I thought the acting was really good which made the characters feel like they could be real people. I personally wasn’t annoyed with the main female lead, though many people seemed to be. I thought it was cool how her character progressed from someone who wanted to marry into money, to someone who loved Taro for who he was. To me, that meant more than having a female lead who “always did the right thing”. To have her come to the realization on her own and grow was what made the show interesting and part of what gave it its charm.

I also adored Taro’s friend, Takuya. He was from a rich family, but he had a good heart and a very good sense of humor. At the beginning he was quiet and didn’t seem willing to make friends, but after meeting Taro you see this change in him that is quite astounding. Through the series, his character progresses as he becomes someone who is willing to be a friend and seek happiness through the simple things in life like friendship and being part of a family. I was really touched with how much he changed and cared for Taro at the end.

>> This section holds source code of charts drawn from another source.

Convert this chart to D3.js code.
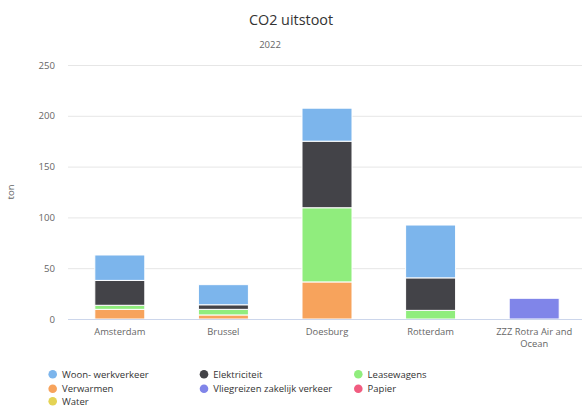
<!DOCTYPE html>
<html><head><meta charset="utf-8">
<script src="https://cdn.jsdelivr.net/npm/d3@7"></script>
<style>
body{margin:0;background:#fff;}
svg{display:block;font-family:"Open Sans",sans-serif;}
</style></head>
<body><svg id="c" width="582" height="407"></svg>
<script>
const categories = ["Amsterdam","Brussel","Doesburg","Rotterdam","ZZZ Rotra Air and Ocean"];
const seriesNames = ["Woon- werkverkeer","Elektriciteit","Leasewagens","Verwarmen","Vliegreizen zakelijk verkeer","Papier","Water"];
const seriesColors = ["#7cb5ec","#434348","#90ed7d","#f7a35c","#8085e9","#f15c80","#e4d354"];
const woonWerk     = [25, 19.8, 32.5, 52, 0];
const elektriciteit= [24.5, 4.5, 65.5, 32, 0];
const leasewagens  = [4, 5.5, 73, 8.5, 0];
const verwarmen    = [9.5, 4, 36.5, 0, 0];
const vliegreizen  = [0, 0, 0, 0, 20.4];
const papier       = [0, 0, 0, 0, 0];
const water        = [0, 0, 0, 0, 0];
const yTicks = [0,50,100,150,200,250];

const seriesValues = [woonWerk, elektriciteit, leasewagens, verwarmen, vliegreizen, papier, water];
const svg = d3.select("#c");
const x = d3.scaleBand().domain(categories).range([68, 586]).paddingInner(0).paddingOuter(0);
const y = d3.scaleLinear().domain([0,250]).range([319, 65]);

// title
svg.append("text").attr("x",291).attr("y",25).attr("text-anchor","middle")
  .attr("font-size","14.4px").attr("fill","#333").text("CO2 uitstoot");
svg.append("text").attr("x",270).attr("y",48).attr("text-anchor","middle")
  .attr("font-size","9.5px").attr("fill","#666").text("2022");

// grid
const yAxis = d3.axisLeft(y).tickValues(yTicks).tickSize(-(582-68)).tickPadding(13);
const ga = svg.append("g").attr("transform","translate(68,0)").call(yAxis);
ga.select(".domain").remove();
ga.selectAll(".tick line").attr("stroke","#e6e6e6");
ga.selectAll(".tick text").attr("font-size","9.6px").attr("fill","#666").attr("font-family","Open Sans, sans-serif");

svg.append("text").attr("transform","translate(14,192) rotate(-90)").attr("text-anchor","middle")
  .attr("font-size","9.6px").attr("fill","#666").text("ton");

// stacks (first series on top)
const data = categories.map((c,i)=>{const o={cat:c}; seriesNames.forEach((s,j)=>o[s]=seriesValues[j][i]); return o;});
const stackKeys = seriesNames.slice().reverse();
const stack = d3.stack().keys(stackKeys)(data);
const colorOf = d3.scaleOrdinal().domain(seriesNames).range(seriesColors);
const bw = 50;
svg.append("g").selectAll("g").data(stack).join("g").attr("fill",d=>colorOf(d.key))
  .selectAll("rect").data(d=>d.filter(p=>p[1]-p[0]>0)).join("rect")
  .attr("x",d=>x(d.data.cat)+x.bandwidth()/2-bw/2)
  .attr("width",bw)
  .attr("y",d=>y(d[1]))
  .attr("height",d=>y(d[0])-y(d[1]))
  .attr("stroke","#fff").attr("stroke-width",1);

// x axis
svg.append("line").attr("x1",68).attr("x2",582).attr("y1",319.5).attr("y2",319.5).attr("stroke","#ccd6eb");
const xl = svg.append("g");
categories.forEach(c=>{
  const cx = x(c)+x.bandwidth()/2;
  const lines = c.length>20 ? ["ZZZ Rotra Air and","Ocean"] : [c];
  const t = xl.append("text").attr("x",cx).attr("y",335).attr("text-anchor","middle")
    .attr("font-size","9.4px").attr("fill","#666");
  lines.forEach((l,i)=>t.append("tspan").attr("x",cx).attr("dy",i?11.8:0).text(l));
});

// legend
const colX = [52.7, 204, 358.3];
const rowY = [374.3, 388.7, 401.3];
const lg = svg.append("g");
seriesNames.forEach((s,i)=>{
  const cx = colX[i%3], cy = rowY[Math.floor(i/3)];
  lg.append("circle").attr("cx",cx).attr("cy",cy).attr("r",4.3).attr("fill",seriesColors[i]);
  lg.append("text").attr("x",cx+9.3).attr("y",cy+3.2).attr("font-size","9.5px").attr("fill","#333").text(s);
});
</script></body></html>
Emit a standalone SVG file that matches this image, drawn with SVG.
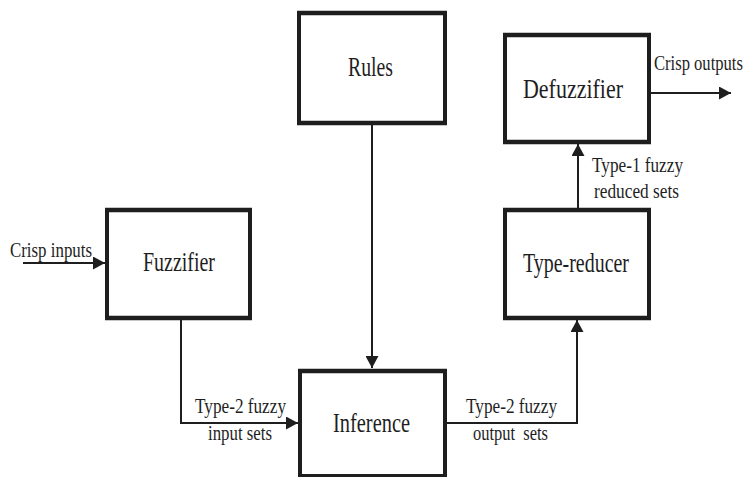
<svg xmlns="http://www.w3.org/2000/svg" width="746" height="477" viewBox="0 0 746 477">
  <style>
    .box { fill: #ffffff; stroke: #1e1e1e; stroke-width: 4; }
    .edge { fill: none; stroke: #1e1e1e; stroke-width: 4.5; }
    .wire { fill: none; stroke: #1e1e1e; stroke-width: 2; }
    .title { font-family: "Liberation Serif", "Times New Roman", serif; font-size: 28px; fill: #1e1e1e; }
    .label { font-family: "Liberation Serif", "Times New Roman", serif; font-size: 21px; fill: #1e1e1e; }
  </style>
  <defs>
    <marker id="arrow" markerUnits="userSpaceOnUse" markerWidth="13" markerHeight="13" refX="12" refY="6.5" orient="auto">
      <path d="M0,0 L12,6.5 L0,13 Z" fill="#1e1e1e"/>
    </marker>
  </defs>
  <rect width="746" height="477" fill="#ffffff"/>

  <!-- connectors -->
  <g id="connectors">
    <path class="wire" d="M23,263 L105,263" marker-end="url(#arrow)"/>
    <path class="wire" d="M181,320 L181,423 L298,423" marker-end="url(#arrow)"/>
    <path class="wire" d="M372,125 L372,368" marker-end="url(#arrow)"/>
    <path class="wire" d="M447,423 L577,423 L577,320" marker-end="url(#arrow)"/>
    <path class="wire" d="M578,208 L578,144" marker-end="url(#arrow)"/>
    <path class="wire" d="M651,93 L731,93" marker-end="url(#arrow)"/>
    <text class="label" x="10" y="257" textLength="82" lengthAdjust="spacingAndGlyphs">Crisp inputs</text>
    <!-- condensed horizontally so the label fits at the right edge -->
    <text class="label" transform="translate(654,70) scale(0.79,1)">Crisp outputs</text>
    <text class="label" x="592" y="172" textLength="91" lengthAdjust="spacingAndGlyphs">Type-1 fuzzy</text>
    <text class="label" x="594" y="198" textLength="85" lengthAdjust="spacingAndGlyphs">reduced sets</text>
    <text class="label" x="195" y="413" textLength="91" lengthAdjust="spacingAndGlyphs">Type-2 fuzzy</text>
    <text class="label" x="208" y="440" textLength="64" lengthAdjust="spacingAndGlyphs">input sets</text>
    <text class="label" x="466" y="413" textLength="91" lengthAdjust="spacingAndGlyphs">Type-2 fuzzy</text>
    <text class="label" x="473" y="440" textLength="75" lengthAdjust="spacingAndGlyphs" xml:space="preserve">output  sets</text>
  </g>

  <!-- blocks -->
  <g id="rules">
    <rect class="box" x="299" y="13" width="146" height="110"/>
    <path class="edge" d="M297,13 H447 M297,123 H447"/>
    <text class="title" x="348" y="76" textLength="45" lengthAdjust="spacingAndGlyphs">Rules</text>
  </g>
  <g id="fuzzifier">
    <rect class="box" x="107" y="210" width="143" height="108"/>
    <path class="edge" d="M105,210 H252 M105,318 H252"/>
    <text class="title" x="143" y="271" textLength="72" lengthAdjust="spacingAndGlyphs">Fuzzifier</text>
  </g>
  <g id="inference">
    <rect class="box" x="300" y="371" width="145" height="105"/>
    <path class="edge" d="M298,371 H447"/>
    <text class="title" x="333" y="432" textLength="77" lengthAdjust="spacingAndGlyphs">Inference</text>
  </g>
  <g id="type-reducer">
    <rect class="box" x="505" y="210" width="144" height="108"/>
    <path class="edge" d="M503,210 H651 M503,318 H651"/>
    <text class="title" x="523" y="272" textLength="106" lengthAdjust="spacingAndGlyphs">Type-reducer</text>
  </g>
  <g id="defuzzifier">
    <rect class="box" x="505" y="35" width="144" height="107"/>
    <path class="edge" d="M503,35 H651 M503,142 H651"/>
    <text class="title" x="523" y="98" textLength="100" lengthAdjust="spacingAndGlyphs">Defuzzifier</text>
  </g>
</svg>
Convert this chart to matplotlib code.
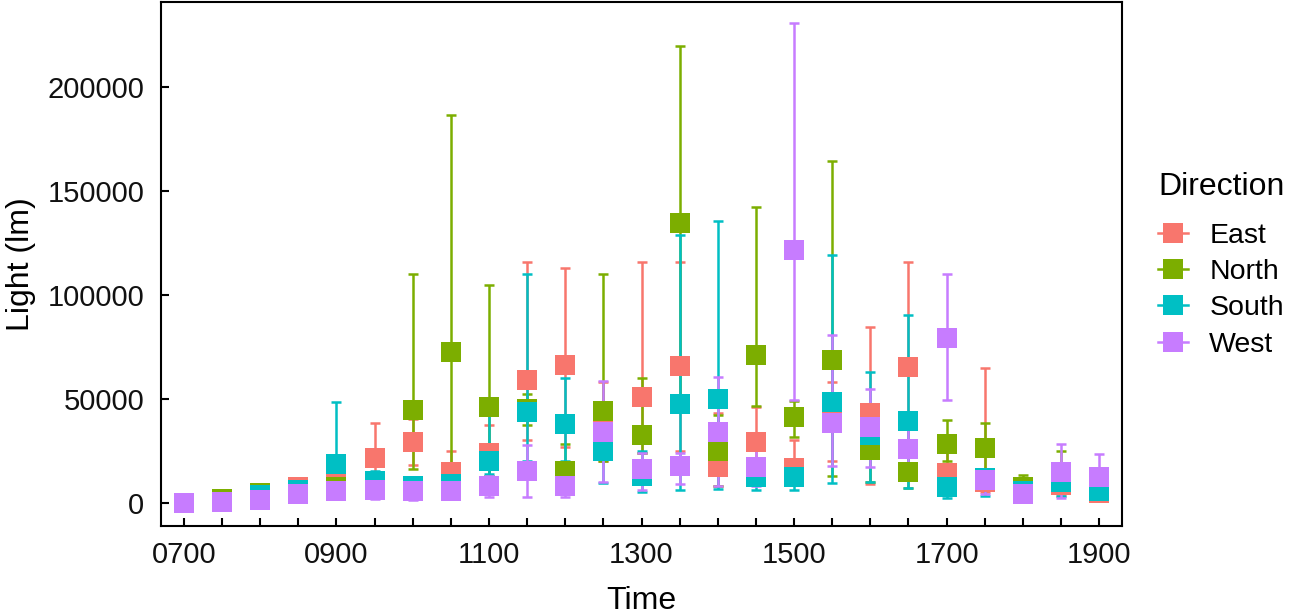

I really like Taro’s parents, despite what people say too. Let” just say that I have a similar family situation and I understand how it is to have a mom like Taro’s. I didn’t find her to be weak at all. The woman has nine kids and still manages to do her best. It could be that there is a health reason why she can’t work. Also, her husband is always away, so that must put a lot of weight on her heart. As the eldest son, Taro is doing is best to support everyone (like I am the eldest in my family and I find it my responsibility to do the same) so I couldn’t be angry with his parents since my situation at home is the same.

Also, who could hate Taro’s dad? He travels the world and meets all sorts of interesting people wherever he goes! What an envious life! He wants the best for his family, but wants them to make their own decisions and choose their own happiness.

All the characters are memorable and the series is something that will touch your heart time and time again. I love this series! I recommend it to everyone who wants a good laugh over a warm cup of tea. This series has plenty of them and won’t disappoint.